La Coalition met sur pieds ce genre d’opérations depuis de nombreuses années, sans grand changement de la part du gouvernement. Mais selon la co-porte-parole de la Coalition Marie-Chantal Locas, «l’idée fait son chemin». Joël Pedneault renchérit «Les libéraux sont très entêtés. Nous ne sommes même pas présentement dans un processus de négociations au niveau de la fiscalité, mais on sent certaines ouvertures.
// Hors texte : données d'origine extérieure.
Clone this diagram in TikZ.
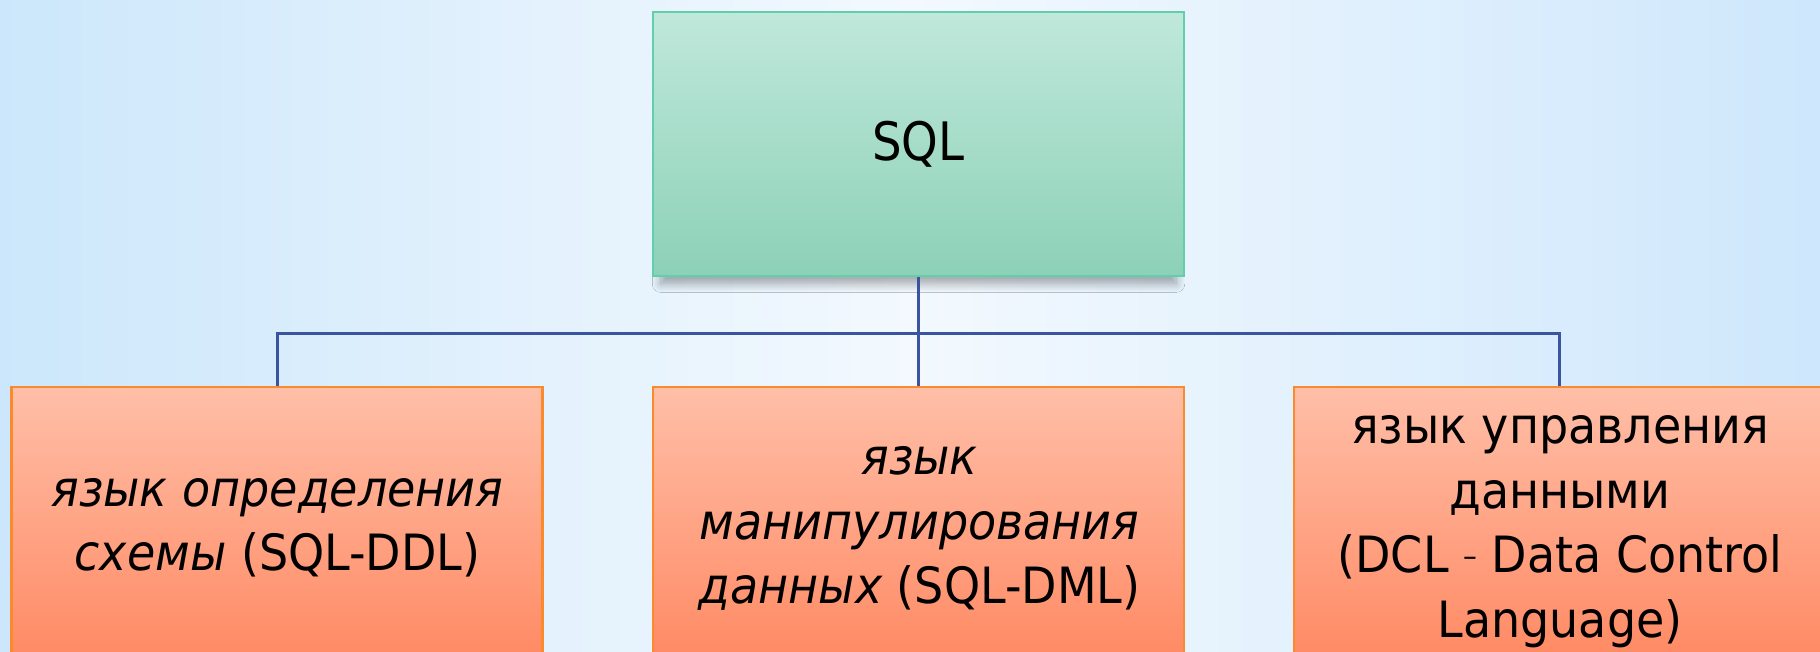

Ils ne diront jamais que c’est directement à cause des mouvements sociaux, mais par exemple, une mini taxe sur les institutions financières a été annoncée à la fin 2014.» Le jeune homme ajoute que les propositions de la Coalition («10 milliards de solution») sont entendues et connues, mais que c’est surtout le rapport de force qui pourra changer la donne.

Un manifestant scande des slogans pendant l’occupation d’une succursale de la banque CIBC
Toma Iczkovits

En attendant, les deux porte-paroles se disent satisfaits des actions d’aujourd’hui. «Nous avons réussi à organiser toutes les occupations que nous voulions, sans qu’elles ne soient dévoilées à l’avance, en plus d’en avoir eu deux complètement spontanées», ont-ils affirmé.

Au delà de cette semaine d’action contre l’austérité, plusieurs actions sont prévues tout au long de la semaine, et au-delà. Des activités nationales sont organisées pour le 31 mars et le 1er mai, et d’autres suivront dépendant de ce qui sera annoncé dans le prochain budget.